## INSTRUCTIONS TO FOLLOW
Write out word for word each line of the records, beginning at the first and stopping after the line with "import plotly.graph_objects as go". Leave the pictures out.

## INPUT MATERIAL
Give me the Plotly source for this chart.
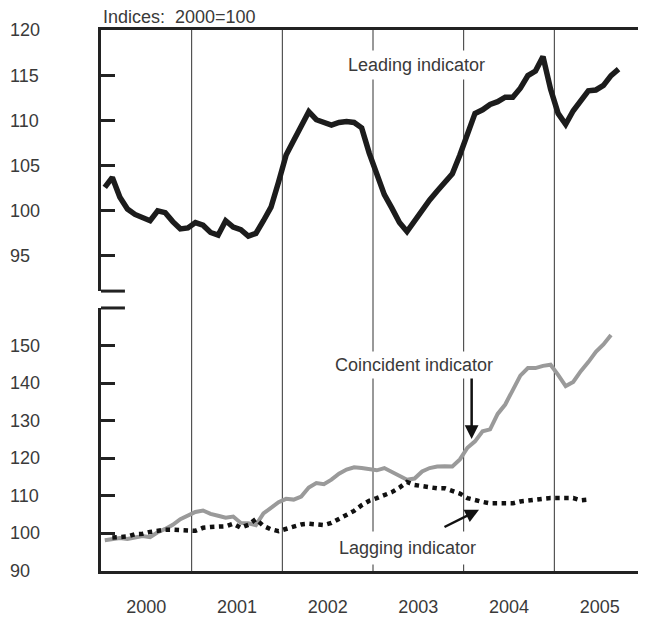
import numpy as np
import plotly.graph_objects as go

# Monthly index values, 2000=100 (Jan 2000 onward)
leading = [102.6, 103.7, 101.5, 100.2, 99.6, 99.3, 98.9, 100.0, 99.8, 98.8,
           98.0, 98.1, 98.7, 98.4, 97.6, 97.3, 98.9, 98.2, 97.9, 97.2,
           97.5, 98.9, 100.4, 103.2, 106.2, 107.8, 109.5, 111.0, 110.1, 109.8,
           109.5, 109.8, 109.9, 109.8, 109.2, 106.4, 104.2, 101.8, 100.3, 98.7,
           97.7, 98.9, 99.9, 101.2, 102.2, 103.2, 104.1, 106.2, 108.4, 110.8,
           111.2, 111.8, 112.1, 112.6, 112.6, 113.6, 115.0, 115.5, 117.1, 113.5,
           110.8, 109.6, 111.1, 112.3, 113.3, 113.4, 113.9, 115.0, 115.7]

coincident = [98.2, 98.4, 98.8, 98.5, 98.9, 99.3, 99.0, 100.3, 101.2, 102.3,
              103.8, 104.9, 105.7, 106.1, 105.2, 104.7, 104.2, 104.5, 102.8, 102.7,
              102.2, 105.3, 106.9, 108.3, 109.2, 109.0, 109.8, 112.2, 113.4, 113.1,
              114.3, 115.9, 117.0, 117.6, 117.4, 117.1, 116.8, 117.4, 116.3, 115.4,
              114.3, 114.6, 116.5, 117.4, 117.8, 117.9, 117.8, 119.7, 122.8, 124.5,
              127.2, 127.7, 131.8, 134.3, 138.4, 142.0, 144.0, 144.0, 144.6, 144.9,
              142.2, 139.2, 140.3, 143.2, 145.6, 148.3, 150.3, 152.8]

# lagging series starts in Feb 2000
lagging = [98.9, 99.0, 99.2, 99.8, 99.9, 100.4, 100.8, 101.0, 101.0, 101.0,
           100.8, 100.7, 101.5, 101.7, 101.8, 101.9, 102.6, 101.5, 102.3, 103.8,
           102.0, 101.1, 100.6, 101.2, 101.9, 102.4, 102.6, 102.4, 102.2, 102.8,
           103.8, 104.7, 106.0, 107.5, 108.7, 109.4, 110.1, 111.0, 112.2, 113.7,
           112.9, 112.5, 112.2, 112.0, 112.0, 111.4, 110.6, 109.4, 108.8, 108.4,
           108.0, 107.9, 107.9, 108.0, 108.5, 108.8, 109.0, 109.2, 109.4, 109.4,
           109.4, 109.4, 108.8, 109.0]

years = [2000, 2001, 2002, 2003, 2004, 2005]
top_ticks = [95, 100, 105, 110, 115, 120]
bottom_ticks = [90, 100, 110, 120, 130, 140, 150]

INK = "#3a3a3a"
FONT = "Liberation Sans, Arial, sans-serif"


def month_x(start, n):
    # mid-month positions in decimal years
    return 2000 + (np.arange(start, start + n) + 0.5) / 12


fig = go.Figure()
fig.add_scatter(x=month_x(0, len(leading)), y=leading, mode="lines",
                line=dict(color="#1c1c1c", width=5.5), xaxis="x2", yaxis="y2")
fig.add_scatter(x=month_x(0, len(coincident)), y=coincident, mode="lines",
                line=dict(color="#9a9a9a", width=4))
fig.add_scatter(x=month_x(1, len(lagging)), y=lagging, mode="lines",
                line=dict(color="#111111", width=4.5, dash="dot"))

axis_common = dict(showgrid=False, zeroline=False, showline=True,
                   linecolor="#222222", linewidth=3)
# page body adds an 8px margin, so the figure is sized to fit inside it
fig.update_layout(
    width=638, height=610, showlegend=False,
    paper_bgcolor="white", plot_bgcolor="white",
    margin=dict(l=93, r=1, t=22, b=43),
    font=dict(family=FONT, size=18, color=INK),
    xaxis=dict(axis_common, range=[2000, 2006], anchor="y",
               tickvals=[y + 0.5 for y in years], ticktext=[str(y) for y in years],
               ticks="", ticklabelstandoff=17, tickfont=dict(size=18, color=INK)),
    xaxis2=dict(axis_common, range=[2000, 2006], anchor="y2", side="top",
                linewidth=2.5, showticklabels=False, ticks=""),
    yaxis=dict(axis_common, domain=[0, 0.4862], range=[90, 160], anchor="x",
               tickvals=bottom_ticks, ticks="inside", ticklen=14, tickwidth=3,
               tickcolor="#222222", showticklabels=False),
    yaxis2=dict(axis_common, domain=[0.5174, 1], range=[91.1, 120.05], anchor="x2",
                tickvals=top_ticks, ticks="inside", ticklen=14, tickwidth=3,
                tickcolor="#222222", showticklabels=False),
)

# year dividers running through both panels
for y in years[1:]:
    fig.add_shape(type="line", xref="x", yref="paper", x0=y, x1=y, y0=0, y1=1,
                  line=dict(color="#333333", width=1), layer="below")
# right frame edge
fig.add_shape(type="line", xref="paper", yref="paper", x0=1, x1=1, y0=0, y1=1,
              line=dict(color="#444444", width=1))
# axis-break stubs
fig.add_shape(type="line", xref="paper", yref="y2 domain", x0=0, x1=0.044, y0=0, y1=0,
              line=dict(color="#222222", width=3))
fig.add_shape(type="line", xref="paper", yref="y domain", x0=0, x1=0.044, y0=1, y1=1,
              line=dict(color="#222222", width=3))

# left-aligned tick labels
for v in top_ticks:
    fig.add_annotation(text=str(v), x=-0.171, xref="paper", xanchor="left",
                       y=v, yref="y2", showarrow=False, font=dict(size=18, color=INK))
for v in bottom_ticks:
    fig.add_annotation(text=str(v), x=-0.171, xref="paper", xanchor="left",
                       y=v, yref="y", showarrow=False, font=dict(size=18, color=INK))

fig.add_annotation(text="Indices:  2000=100", x=0, xref="paper", xanchor="left",
                   y=1.024, yref="paper", yanchor="middle", showarrow=False,
                   font=dict(size=18, color=INK))

fig.add_annotation(text="Leading indicator", x=2003.485, y=116.2, xref="x2", yref="y2",
                   showarrow=False, bgcolor="white", borderpad=4,
                   font=dict(size=18, color=INK))
fig.add_annotation(text="Coincident indicator", x=2003.45, y=144.9, xref="x", yref="y",
                   showarrow=False, bgcolor="white", borderpad=3,
                   font=dict(size=18, color=INK))
fig.add_annotation(text="Lagging indicator", x=2003.375, y=96.1, xref="x", yref="y",
                   showarrow=False, bgcolor="white", borderpad=6,
                   font=dict(size=18, color=INK))

# pointer arrows
fig.add_annotation(text="", x=2004.088, y=125.1, xref="x", yref="y",
                   showarrow=True, ax=0, ay=-62, arrowhead=2, arrowsize=1.1,
                   arrowwidth=2.5, arrowcolor="#111111", standoff=0)
fig.add_annotation(text="", x=2004.169, y=106.3, xref="x", yref="y",
                   showarrow=True, ax=-36, ay=18, arrowhead=2, arrowsize=1.1,
                   arrowwidth=2.5, arrowcolor="#111111", standoff=0)

fig.write_html("out.html")
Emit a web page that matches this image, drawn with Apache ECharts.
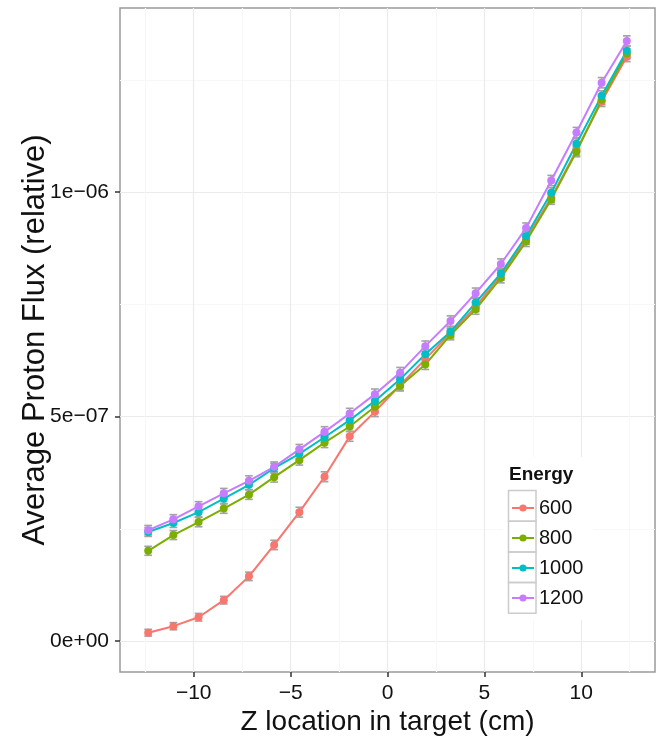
<!DOCTYPE html>
<html>
<head>
<meta charset="utf-8">
<script src="https://cdn.jsdelivr.net/npm/echarts@6/dist/echarts.min.js"></script>
<style>
  html, body { margin: 0; padding: 0; background: #fff; }
  #container { width: 659px; height: 738px; }
</style>
</head>
<body>
<div id="container"></div>
<script>
'use strict';
var dom = document.getElementById("container");
var myChart = echarts.init(dom);

// bin centres along the target (cm)
var zPos = [-12.35, -11.05, -9.75, -8.45, -7.15, -5.85, -4.55, -3.25, -1.95, -0.65,
            0.65, 1.95, 3.25, 4.55, 5.85, 7.15, 8.45, 9.75, 11.05, 12.35];

var energies = ['600', '800', '1000', '1200'];
var colors = ['#F8766D', '#7CAE00', '#00BFC4', '#C77CFF'];

var flux600 = [1.85e-8, 3.3e-8, 5.3e-8, 9.1e-8, 1.44e-7, 2.14e-7, 2.87e-7, 3.66e-7, 4.56e-7, 5.11e-7,
               5.70e-7, 6.28e-7, 6.86e-7, 7.45e-7, 8.15e-7, 8.95e-7, 9.88e-7, 1.093e-6, 1.202e-6, 1.302e-6];
var flux800 = [2.01e-7, 2.36e-7, 2.65e-7, 2.95e-7, 3.26e-7, 3.65e-7, 4.03e-7, 4.42e-7, 4.78e-7, 5.22e-7,
               5.68e-7, 6.16e-7, 6.82e-7, 7.39e-7, 8.09e-7, 8.90e-7, 9.84e-7, 1.090e-6, 1.206e-6, 1.309e-6];
var flux1000 = [2.43e-7, 2.63e-7, 2.87e-7, 3.17e-7, 3.48e-7, 3.85e-7, 4.17e-7, 4.54e-7, 4.92e-7, 5.35e-7,
                5.83e-7, 6.39e-7, 6.89e-7, 7.54e-7, 8.19e-7, 9.02e-7, 9.99e-7, 1.108e-6, 1.215e-6, 1.315e-6];
var flux1200 = [2.47e-7, 2.71e-7, 3.00e-7, 3.29e-7, 3.57e-7, 3.88e-7, 4.27e-7, 4.66e-7, 5.07e-7, 5.50e-7,
                5.98e-7, 6.57e-7, 7.13e-7, 7.75e-7, 8.40e-7, 9.20e-7, 1.026e-6, 1.133e-6, 1.244e-6, 1.337e-6];

// half height of the error bars
var err600 = [0.75e-8, 0.8e-8, 0.85e-8, 0.85e-8, 0.95e-8, 1.05e-8, 1.1e-8, 1.1e-8, 1.1e-8, 1.1e-8,
              1.1e-8, 1.1e-8, 1.1e-8, 1.1e-8, 1.1e-8, 1.1e-8, 1.1e-8, 1.1e-8, 1.1e-8, 1.1e-8];
var err800 = [1.0e-8, 1.0e-8, 1.05e-8, 1.05e-8, 1.05e-8, 1.1e-8, 1.1e-8, 1.1e-8, 1.1e-8, 1.1e-8,
              1.1e-8, 1.1e-8, 1.1e-8, 1.1e-8, 1.1e-8, 1.1e-8, 1.1e-8, 1.1e-8, 1.1e-8, 1.1e-8];
var err1000 = err800;
var err1200 = [1.05e-8, 1.05e-8, 1.05e-8, 1.1e-8, 1.1e-8, 1.1e-8, 1.1e-8, 1.15e-8, 1.15e-8, 1.15e-8,
               1.15e-8, 1.15e-8, 1.15e-8, 1.15e-8, 1.15e-8, 1.15e-8, 1.15e-8, 1.15e-8, 1.15e-8, 1.15e-8];

var xTicks = [-10, -5, 0, 5, 10];
var xMinor = [-12.5, -7.5, -2.5, 2.5, 7.5, 12.5];
var yTicks = [0, 5e-7, 1e-6];
var yTickLabels = ['0e+00', '5e\u221207', '1e\u221206'];
var yMinor = [2.5e-7, 7.5e-7, 1.25e-6];

var fluxes = [flux600, flux800, flux1000, flux1200];
var errs = [err600, err800, err1000, err1200];

var FONT = 'Liberation Sans, Arial, sans-serif';
var xRange = [-13.805, 13.805];
var yRange = [-6.91e-8, 1.4105e-6];

function errorBar(params, api) {
    var x = api.value(0);
    var lo = api.coord([x, api.value(1)]);
    var hi = api.coord([x, api.value(2)]);
    var left = api.coord([x - 0.2, api.value(1)])[0];
    var right = api.coord([x + 0.2, api.value(1)])[0];
    var st = { stroke: '#a3a3a3', lineWidth: 1.6 };
    return {
        type: 'group',
        children: [
            { type: 'line', shape: { x1: lo[0], y1: lo[1], x2: hi[0], y2: hi[1] }, style: st },
            { type: 'line', shape: { x1: left, y1: lo[1], x2: right, y2: lo[1] }, style: st },
            { type: 'line', shape: { x1: left, y1: hi[1], x2: right, y2: hi[1] }, style: st }
        ]
    };
}

var series = [];
energies.forEach(function (name, i) {
    series.push({
        name: name,
        type: 'line',
        z: 3,
        data: zPos.map(function (z, k) { return [z, fluxes[i][k]]; }),
        symbol: 'circle',
        symbolSize: 8,
        showSymbol: true,
        lineStyle: { color: colors[i], width: 2 },
        itemStyle: { color: colors[i] },
        animation: false
    });
});
energies.forEach(function (name, i) {
    series.push({
        name: 'err' + name,
        type: 'custom',
        z: 2,
        renderItem: errorBar,
        data: zPos.map(function (z, k) { return [z, fluxes[i][k] - errs[i][k], fluxes[i][k] + errs[i][k]]; }),
        animation: false
    });
});

function fmtX(v) { return v < 0 ? '\u2212' + (-v) : '' + v; }

var option = {
    animation: false,
    backgroundColor: '#fff',
    textStyle: { fontFamily: FONT },
    grid: {
        left: 120, top: 8, right: 4, bottom: 66,
        outerBoundsMode: 'none', containLabel: false,
        show: true, borderColor: '#9a9a9a', borderWidth: 1.5, backgroundColor: 'transparent'
    },
    xAxis: [{
        type: 'value', min: xRange[0], max: xRange[1],
        name: 'Z location in target (cm)', nameLocation: 'middle', nameGap: 36, nameMoveOverlap: false,
        nameTextStyle: { fontSize: 28, color: '#111', fontFamily: FONT },
        axisLine: { show: false, onZero: false },
        axisTick: { show: true, length: 5, customValues: xTicks, lineStyle: { color: '#333', width: 1.5 } },
        axisLabel: { customValues: xTicks, formatter: fmtX, margin: 11, fontSize: 21, color: '#111', fontFamily: FONT },
        splitLine: { show: true, lineStyle: { color: '#ebebeb', width: 1.2 } }
    }, {
        type: 'value', min: xRange[0], max: xRange[1], position: 'bottom',
        axisLine: { show: false, onZero: false },
        axisTick: { show: false, customValues: xMinor },
        axisLabel: { show: false, customValues: xMinor },
        splitLine: { show: true, lineStyle: { color: '#f7f7f7', width: 1.2 } }
    }],
    yAxis: [{
        type: 'value', min: yRange[0], max: yRange[1],
        name: 'Average Proton Flux (relative)', nameLocation: 'middle', nameGap: 69, nameMoveOverlap: false,
        nameTextStyle: { fontSize: 31, color: '#111', fontFamily: FONT },
        axisLine: { show: false, onZero: false },
        axisTick: { show: true, length: 5, customValues: yTicks, lineStyle: { color: '#333', width: 1.5 } },
        axisLabel: {
            customValues: yTicks, margin: 11, fontSize: 21, color: '#111', fontFamily: FONT,
            formatter: function (v) {
                var idx = yTicks.indexOf(v);
                return idx >= 0 ? yTickLabels[idx] : '';
            }
        },
        splitLine: { show: true, lineStyle: { color: '#ebebeb', width: 1.2 } }
    }, {
        type: 'value', min: yRange[0], max: yRange[1], position: 'left',
        axisLine: { show: false, onZero: false },
        axisTick: { show: false, customValues: yMinor },
        axisLabel: { show: false, customValues: yMinor },
        splitLine: { show: true, lineStyle: { color: '#f7f7f7', width: 1.2 } }
    }],
    legend: {
        data: energies,
        orient: 'vertical',
        left: 506, top: 493,
        itemWidth: 22, itemHeight: 9, itemGap: 10,
        textStyle: { fontSize: 20, color: '#111', fontFamily: FONT },
        selectedMode: false
    },
    graphic: [
        { type: 'rect', z: 3, shape: { x: 503, y: 457, width: 90, height: 163 }, style: { fill: '#fff' } },
        { type: 'text', z: 4, x: 509, y: 475, style: { text: 'Energy', font: 'bold 19px ' + FONT, fill: '#111', verticalAlign: 'middle' } },
        { type: 'rect', z: 4, shape: { x: 508.5, y: 490.5, width: 27.5, height: 30.7 }, style: { fill: 'none', stroke: '#cccccc', lineWidth: 1.5 } },
        { type: 'rect', z: 4, shape: { x: 508.5, y: 521.2, width: 27.5, height: 30.7 }, style: { fill: 'none', stroke: '#cccccc', lineWidth: 1.5 } },
        { type: 'rect', z: 4, shape: { x: 508.5, y: 551.9, width: 27.5, height: 30.7 }, style: { fill: 'none', stroke: '#cccccc', lineWidth: 1.5 } },
        { type: 'rect', z: 4, shape: { x: 508.5, y: 582.6, width: 27.5, height: 30.7 }, style: { fill: 'none', stroke: '#cccccc', lineWidth: 1.5 } }
    ],
    series: series
};
myChart.setOption(option);
</script>
</body>
</html>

## FINISHED ANSWER
Give me the Plotly source for this chart.
import numpy as np
import plotly.graph_objects as go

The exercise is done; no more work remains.